Они поставили свечи. Елена — за маму, за Андрея, за неродившегося ребёнка, память о котором жила в ней тихой болью.
Антонина Павловна — за себя, за сыновей, за невестку, за ту самую Ленку, которая сегодня швырнула в неё синим яйцом, но которая теперь стояла рядом и смотрела на икону Божьей Матери с таким лицом, будто просила о самом сокровенном.
Потом они вышли. На улице совсем стемнело, но в окнах домов горел уютный жёлтый свет.
— Смотри, — сказала Антонина Павловна и показала на небо. — Первая звезда. Успели.
— Куда успели? — не поняла Елена.
— Как куда? — свекровь удивилась. — Ты что, забыла? В субботу, когда первая звезда, уже можно есть кулич. Андрей-то дома один сидит. Голодный, небось. И обиженный.
— А что, пошли мириться? — спросила Елена, и в её голосе снова прозвучали лукавые нотки.
— Пошли. Только без яиц, — строго сказала Антонина Павловна. — Договорились?
— Договорились, — кивнула Елена.
Она снова взяла свекровь под руку, и они пошли обратно, обсуждая, чем завтра накрывать стол и стоит ли звать соседку Клавдию, которая в прошлом году так удачно пошутила про «святые наклейки».
Вернулись они через сорок минут. Андрей сидел на кухне — он вымыл пол, собрал скорлупу, даже протёр стены.
На столе, на чистой скатерти, стоял кулич, тарелка с творожной пасхой и три чистых яйца — белых, некрашеных.
— Вы чего? — спросил он, когда женщины вошли. — Я думал, вы уже навсегда ушли.
— Мы в церковь ходили, — сказала Антонина Павловна тоном, не терпящим возражений. — Пешком. И помирились.
— И яйца больше не будете кидать? — с подозрением спросил Андрей.
— Не будем, — ответила Елена и поцеловала его в щёку. — Прости нас. Мы правда две сумасшедшие.
— Три, — поправил он. — Три сумасшедших. Я тоже сумасшедший, что связался с вами обеими.
Он встал, обнял их — сразу обеих, неуклюже, но крепко.
— Ну что, — сказала Антонина Павловна, вытирая слезу. — Христос воскресе?
— Воистину воскресе, — ответила Елена с улыбкой.

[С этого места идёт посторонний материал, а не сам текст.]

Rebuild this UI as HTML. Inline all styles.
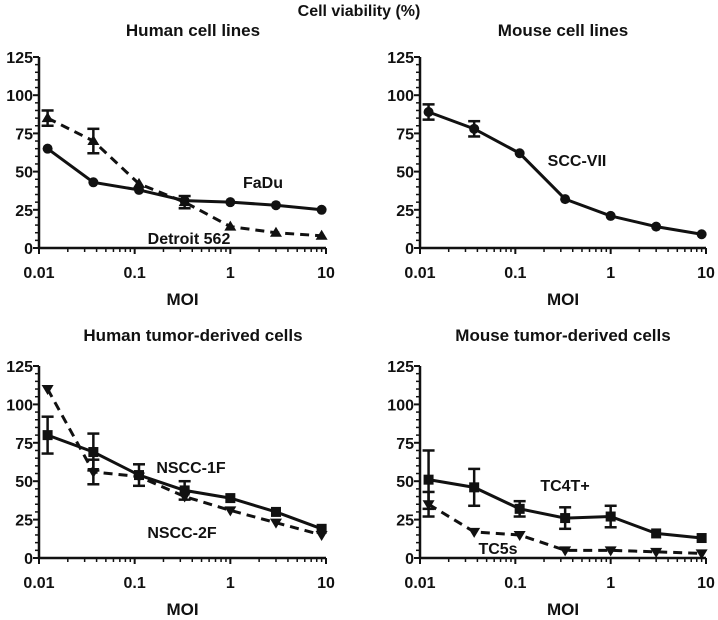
<!DOCTYPE html>
<html><head><meta charset="utf-8"><style>
body{margin:0;background:#fff}
svg text{font-family:"Liberation Sans",sans-serif;font-weight:bold;fill:#111}
</style></head><body>
<svg id="c" width="718" height="615"></svg>
<script>
const moi=[0.0123,0.037,0.111,0.333,1,3,9];
const yTicks=[0,25,50,75,100,125];
const xTickLabels=["0.01","0.1","1","10"];
const fadu=[65,43,38,31,30,28,25];
const detroit=[85,70,42,30,14,10,8];
const detroitErr=[5,8,0,4,0,0,0];
const scc=[89,78,62,32,21,14,9];
const sccErr=[5,5,0,0,0,0,0];
const nscc1=[80,69,54,44,39,30,19];
const nscc1Err=[12,12,7,6,0,0,0];
const nscc2=[110,56,53,40,31,23,15];
const nscc2Err=[0,8,0,0,0,0,0];
const tc4=[51,46,32,26,27,16,13];
const tc4Err=[19,12,5,7,7,0,0];
const tc5=[35,17,15,5,5,4,3];
const tc5Err=[8,0,0,0,0,0,0];

const svg=document.getElementById('c');
const NS='http://www.w3.org/2000/svg';
function mk(tag,attrs,parent){const e=document.createElementNS(NS,tag);for(const k in attrs)e.setAttribute(k,attrs[k]);(parent||svg).appendChild(e);return e;}
function txt(x,y,s,size,anchor,name){const t=mk('text',{x:x,y:y,'font-size':size,'text-anchor':anchor||'middle'});t.textContent=s;


return t;}

txt(359,16,"Cell viability (%)",16,'middle','figure-title');

const panels=[
 {title:"Human cell lines",x0:39,x1:326,y0:248,y1:57,tx:193,ty:36,series:[
  {v:fadu,e:null,m:'circle',dash:false,label:"FaDu",lx:263,ly:188},
  {v:detroit,e:detroitErr,m:'tri',dash:true,label:"Detroit 562",lx:189,ly:244}]},
 {title:"Mouse cell lines",x0:420,x1:706,y0:248,y1:57,tx:563,ty:36,series:[
  {v:scc,e:sccErr,m:'circle',dash:false,label:"SCC-VII",lx:577,ly:166}]},
 {title:"Human tumor-derived cells",x0:39,x1:326,y0:558,y1:366,tx:193,ty:341,series:[
  {v:nscc1,e:nscc1Err,m:'square',dash:false,label:"NSCC-1F",lx:191,ly:473},
  {v:nscc2,e:nscc2Err,m:'itri',dash:true,label:"NSCC-2F",lx:182,ly:538}]},
 {title:"Mouse tumor-derived cells",x0:420,x1:706,y0:558,y1:366,tx:563,ty:341,series:[
  {v:tc4,e:tc4Err,m:'square',dash:false,label:"TC4T+",lx:565,ly:491},
  {v:tc5,e:tc5Err,m:'itri',dash:true,label:"TC5s",lx:498,ly:554}]}
];

panels.forEach((p,pi)=>{
 const g=mk('g',{});
 
 
 const X=v=>p.x0+(Math.log10(v)+2)/3*(p.x1-p.x0);
 const Y=v=>p.y0+v/125*(p.y1-p.y0);
 const t=txt(p.tx,p.ty,p.title,17,'middle','panel-title');g.appendChild(t);
 mk('line',{x1:p.x0,y1:p.y0+1,x2:p.x0,y2:p.y1,stroke:'#111','stroke-width':2.5},g);
 mk('line',{x1:p.x0-1,y1:p.y0,x2:p.x1,y2:p.y0,stroke:'#111','stroke-width':2.5},g);
 for(let v=0;v<=125;v+=5){const major=v%25===0;mk('line',{x1:p.x0-(major?6:4),y1:Y(v),x2:p.x0,y2:Y(v),stroke:'#111','stroke-width':major?2:1.5},g);}
 yTicks.forEach(v=>{const l=txt(p.x0-6,Y(v)+6,String(v),16,'end','y-tick-label');g.appendChild(l);});
 for(let d=-2;d<=1;d++){for(let k=1;k<=9;k++){if(d===1&&k>1)break;const v=k*Math.pow(10,d);const major=k===1;
  mk('line',{x1:X(v),y1:p.y0,x2:X(v),y2:p.y0+(major?6:4),stroke:'#111','stroke-width':major?2:1.5},g);}}
 xTickLabels.forEach(s=>{const l=txt(X(parseFloat(s)),p.y0+30,s,16,'middle','x-tick-label');g.appendChild(l);});
 const xl=txt((p.x0+p.x1)/2,p.y0+57,"MOI",17,'middle','x-axis-title');g.appendChild(xl);
 p.series.forEach((s,si)=>{
  const sg=mk('g',{},g);
  
  
  const pts=s.v.map((v,i)=>X(moi[i])+','+Y(v)).join(' ');
  mk('polyline',{points:pts,fill:'none',stroke:'#111','stroke-width':3,'stroke-dasharray':s.dash?'9,6':'none'},sg);
  s.v.forEach((v,i)=>{const x=X(moi[i]),y=Y(v);
   if(s.e&&s.e[i]){const e=s.e[i];
    mk('line',{x1:x,y1:Y(v-e),x2:x,y2:Y(v+e),stroke:'#111','stroke-width':2.5},sg);
    [v-e,v+e].forEach(w=>mk('line',{x1:x-6,y1:Y(w),x2:x+6,y2:Y(w),stroke:'#111','stroke-width':2.5},sg));}
   let m;
   if(s.m==='circle')m=mk('circle',{cx:x,cy:y,r:5,fill:'#111'},sg);
   else if(s.m==='square')m=mk('rect',{x:x-5,y:y-5,width:10,height:10,fill:'#111'},sg);
   else if(s.m==='tri')m=mk('polygon',{points:`${x},${y-6} ${x-6},${y+4} ${x+6},${y+4}`,fill:'#111'},sg);
   else m=mk('polygon',{points:`${x},${y+6} ${x-6},${y-4} ${x+6},${y-4}`,fill:'#111'},sg);
   
   
  });
  const l=txt(s.lx,s.ly,s.label,16,'middle','series-label');g.appendChild(l);
 });
});
</script>
</body></html>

Красить яйца они поехали на следующий день к матери Лены — профессору филологии, которая, к всеобщему удивлению, оказалась непревзойдённым мастером по росписи яиц акварелью.
Антонина Павловна привезла с собой луковую шелуху «на всякий случай», а Елена — термонаклейки с ангелами.
Яйцо они всё-таки разбили — но только одно, случайно, когда передавали друг другу через стол. И никто не швырялся.
Потому что на Пасху, говорят, даже самые страшные враги мирятся. А уж родные люди — и подавно.